▶ TASK DETAILS: Reproduce exactly only the lines from the line that holds "Write the TikZ code for this diagram." to the line that holds "at (20, 205)", inclusive, in the listing below, and please leave out every picture.

(Charts and diagrams as code)
---------------

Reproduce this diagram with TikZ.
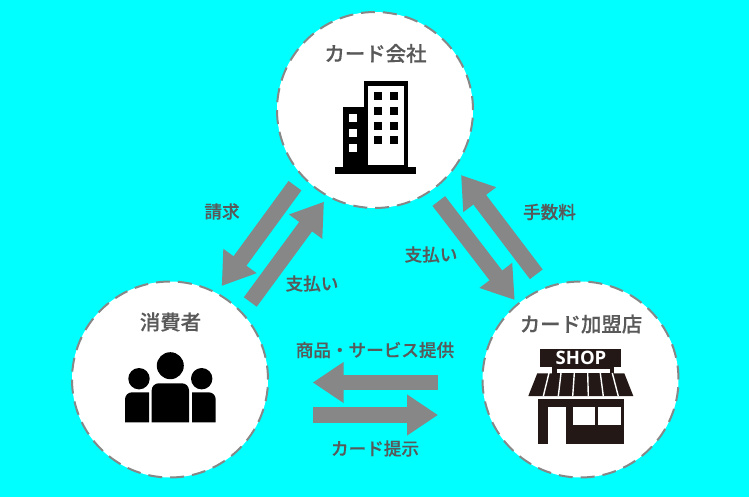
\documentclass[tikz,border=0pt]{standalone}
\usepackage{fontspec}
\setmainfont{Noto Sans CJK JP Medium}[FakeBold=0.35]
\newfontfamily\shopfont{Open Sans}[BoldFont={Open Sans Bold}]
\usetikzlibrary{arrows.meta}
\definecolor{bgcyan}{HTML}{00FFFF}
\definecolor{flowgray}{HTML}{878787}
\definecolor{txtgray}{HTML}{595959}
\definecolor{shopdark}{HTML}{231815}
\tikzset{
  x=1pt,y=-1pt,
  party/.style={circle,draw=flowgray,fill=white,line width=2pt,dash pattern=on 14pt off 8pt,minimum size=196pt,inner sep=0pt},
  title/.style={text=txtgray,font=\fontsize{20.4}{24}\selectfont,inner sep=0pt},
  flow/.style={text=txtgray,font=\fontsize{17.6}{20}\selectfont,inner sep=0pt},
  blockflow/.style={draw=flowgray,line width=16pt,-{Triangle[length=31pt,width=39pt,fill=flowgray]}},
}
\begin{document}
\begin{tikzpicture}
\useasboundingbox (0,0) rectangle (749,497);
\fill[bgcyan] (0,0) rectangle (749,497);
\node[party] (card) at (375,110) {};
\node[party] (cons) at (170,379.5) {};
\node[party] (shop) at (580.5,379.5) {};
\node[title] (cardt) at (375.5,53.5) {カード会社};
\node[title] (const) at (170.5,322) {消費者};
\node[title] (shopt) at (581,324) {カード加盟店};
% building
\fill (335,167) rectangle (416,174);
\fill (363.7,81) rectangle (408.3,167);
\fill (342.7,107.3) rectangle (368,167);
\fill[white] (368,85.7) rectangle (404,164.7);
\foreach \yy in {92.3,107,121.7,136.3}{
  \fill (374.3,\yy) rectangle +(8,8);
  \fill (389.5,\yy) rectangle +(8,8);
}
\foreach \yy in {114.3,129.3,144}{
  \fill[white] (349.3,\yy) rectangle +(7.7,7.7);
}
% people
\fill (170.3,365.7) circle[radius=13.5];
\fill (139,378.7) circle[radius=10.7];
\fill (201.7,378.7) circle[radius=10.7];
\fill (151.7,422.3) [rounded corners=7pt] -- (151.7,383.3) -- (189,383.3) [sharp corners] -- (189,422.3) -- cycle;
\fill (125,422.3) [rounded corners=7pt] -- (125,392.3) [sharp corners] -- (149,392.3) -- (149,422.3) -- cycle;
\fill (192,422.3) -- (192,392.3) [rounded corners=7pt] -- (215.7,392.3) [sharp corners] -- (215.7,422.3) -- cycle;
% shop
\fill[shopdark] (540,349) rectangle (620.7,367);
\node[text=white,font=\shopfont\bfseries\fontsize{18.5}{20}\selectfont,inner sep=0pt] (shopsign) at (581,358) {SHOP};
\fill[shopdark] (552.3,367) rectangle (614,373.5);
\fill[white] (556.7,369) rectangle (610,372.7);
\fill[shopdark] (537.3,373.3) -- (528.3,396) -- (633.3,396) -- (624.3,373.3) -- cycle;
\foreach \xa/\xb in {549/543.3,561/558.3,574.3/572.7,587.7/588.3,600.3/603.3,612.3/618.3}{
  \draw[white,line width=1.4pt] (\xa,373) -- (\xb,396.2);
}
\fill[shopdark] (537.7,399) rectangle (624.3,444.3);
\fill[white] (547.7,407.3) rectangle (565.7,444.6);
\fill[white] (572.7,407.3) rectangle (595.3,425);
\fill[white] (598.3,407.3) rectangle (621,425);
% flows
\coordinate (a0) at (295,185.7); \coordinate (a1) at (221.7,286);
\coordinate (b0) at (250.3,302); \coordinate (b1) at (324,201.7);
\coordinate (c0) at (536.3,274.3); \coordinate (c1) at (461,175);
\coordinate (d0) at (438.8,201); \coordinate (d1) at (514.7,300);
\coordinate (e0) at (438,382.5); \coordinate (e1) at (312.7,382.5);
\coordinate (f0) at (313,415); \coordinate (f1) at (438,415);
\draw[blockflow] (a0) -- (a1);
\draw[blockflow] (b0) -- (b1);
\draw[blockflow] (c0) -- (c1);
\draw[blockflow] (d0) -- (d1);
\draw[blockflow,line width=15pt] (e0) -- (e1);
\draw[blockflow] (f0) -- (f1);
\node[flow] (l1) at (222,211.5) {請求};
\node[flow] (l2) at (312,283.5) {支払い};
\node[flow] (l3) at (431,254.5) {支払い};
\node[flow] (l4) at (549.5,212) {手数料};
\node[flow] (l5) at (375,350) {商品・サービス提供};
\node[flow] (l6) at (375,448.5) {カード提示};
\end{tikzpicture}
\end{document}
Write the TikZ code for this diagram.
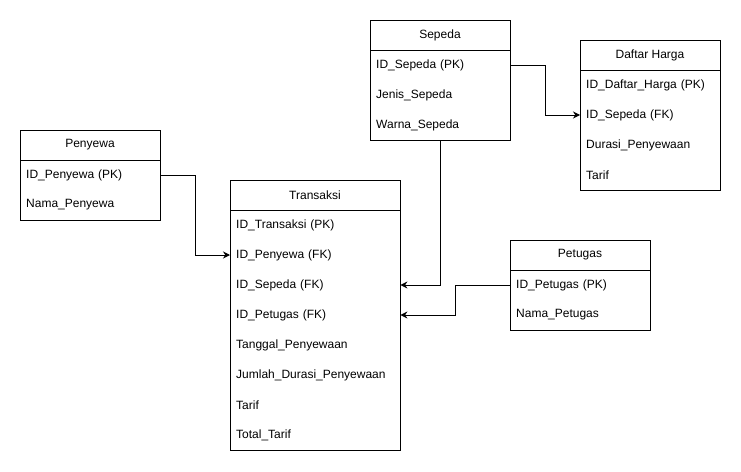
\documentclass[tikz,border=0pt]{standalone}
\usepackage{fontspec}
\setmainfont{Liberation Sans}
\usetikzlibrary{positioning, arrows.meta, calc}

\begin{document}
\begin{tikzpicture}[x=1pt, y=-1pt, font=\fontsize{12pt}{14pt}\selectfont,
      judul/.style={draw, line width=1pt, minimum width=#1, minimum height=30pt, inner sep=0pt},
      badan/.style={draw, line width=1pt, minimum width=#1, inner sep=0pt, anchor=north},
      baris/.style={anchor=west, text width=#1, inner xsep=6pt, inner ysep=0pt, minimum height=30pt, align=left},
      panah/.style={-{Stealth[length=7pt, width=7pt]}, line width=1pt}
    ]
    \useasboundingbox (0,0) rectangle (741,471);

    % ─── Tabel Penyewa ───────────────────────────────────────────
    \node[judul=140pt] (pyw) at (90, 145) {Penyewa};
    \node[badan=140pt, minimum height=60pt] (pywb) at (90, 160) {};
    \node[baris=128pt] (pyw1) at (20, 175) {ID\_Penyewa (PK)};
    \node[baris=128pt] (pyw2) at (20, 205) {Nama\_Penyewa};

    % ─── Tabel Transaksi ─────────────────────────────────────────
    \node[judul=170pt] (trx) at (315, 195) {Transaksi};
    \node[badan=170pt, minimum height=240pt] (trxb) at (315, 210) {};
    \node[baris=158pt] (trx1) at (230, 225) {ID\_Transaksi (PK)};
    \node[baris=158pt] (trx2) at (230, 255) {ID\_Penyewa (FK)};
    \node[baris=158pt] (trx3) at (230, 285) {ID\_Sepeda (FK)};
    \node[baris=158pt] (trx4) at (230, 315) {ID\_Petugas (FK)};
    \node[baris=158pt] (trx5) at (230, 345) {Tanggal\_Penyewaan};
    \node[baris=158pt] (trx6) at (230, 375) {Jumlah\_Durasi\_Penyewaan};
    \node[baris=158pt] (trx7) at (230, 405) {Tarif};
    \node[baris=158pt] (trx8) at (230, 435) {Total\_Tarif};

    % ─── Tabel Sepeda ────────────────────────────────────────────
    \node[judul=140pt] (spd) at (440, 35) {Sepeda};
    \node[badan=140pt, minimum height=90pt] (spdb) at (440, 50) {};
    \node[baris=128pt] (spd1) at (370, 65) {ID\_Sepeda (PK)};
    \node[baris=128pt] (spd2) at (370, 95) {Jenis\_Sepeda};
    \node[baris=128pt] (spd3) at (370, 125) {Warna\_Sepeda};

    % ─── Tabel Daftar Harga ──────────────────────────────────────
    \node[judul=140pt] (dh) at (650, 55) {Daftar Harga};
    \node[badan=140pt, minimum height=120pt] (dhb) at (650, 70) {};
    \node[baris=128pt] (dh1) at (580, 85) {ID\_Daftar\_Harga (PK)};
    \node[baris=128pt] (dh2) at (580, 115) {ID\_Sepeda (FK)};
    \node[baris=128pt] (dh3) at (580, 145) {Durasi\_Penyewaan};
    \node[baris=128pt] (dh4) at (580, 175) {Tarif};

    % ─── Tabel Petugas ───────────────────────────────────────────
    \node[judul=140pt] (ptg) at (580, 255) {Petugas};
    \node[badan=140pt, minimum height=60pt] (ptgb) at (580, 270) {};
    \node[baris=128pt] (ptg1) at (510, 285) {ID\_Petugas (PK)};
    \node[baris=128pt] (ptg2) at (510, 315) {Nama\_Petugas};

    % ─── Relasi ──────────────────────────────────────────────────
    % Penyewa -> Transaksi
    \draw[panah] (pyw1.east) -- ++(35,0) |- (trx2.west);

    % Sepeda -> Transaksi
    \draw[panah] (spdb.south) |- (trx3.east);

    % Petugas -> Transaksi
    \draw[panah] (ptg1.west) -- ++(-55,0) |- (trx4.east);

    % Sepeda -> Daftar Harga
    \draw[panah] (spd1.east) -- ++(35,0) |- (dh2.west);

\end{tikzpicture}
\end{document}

---------------

▶ ANSWER TO THIS TASK:
Write the TikZ code for this diagram.
\documentclass[tikz,border=0pt]{standalone}
\usepackage{fontspec}
\setmainfont{Liberation Sans}
\usetikzlibrary{positioning, arrows.meta, calc}

\begin{document}
\begin{tikzpicture}[x=1pt, y=-1pt, font=\fontsize{12pt}{14pt}\selectfont,
      judul/.style={draw, line width=1pt, minimum width=#1, minimum height=30pt, inner sep=0pt},
      badan/.style={draw, line width=1pt, minimum width=#1, inner sep=0pt, anchor=north},
      baris/.style={anchor=west, text width=#1, inner xsep=6pt, inner ysep=0pt, minimum height=30pt, align=left},
      panah/.style={-{Stealth[length=7pt, width=7pt]}, line width=1pt}
    ]
    \useasboundingbox (0,0) rectangle (741,471);

    % ─── Tabel Penyewa ───────────────────────────────────────────
    \node[judul=140pt] (pyw) at (90, 145) {Penyewa};
    \node[badan=140pt, minimum height=60pt] (pywb) at (90, 160) {};
    \node[baris=128pt] (pyw1) at (20, 175) {ID\_Penyewa (PK)};
    \node[baris=128pt] (pyw2) at (20, 205) {Nama\_Penyewa};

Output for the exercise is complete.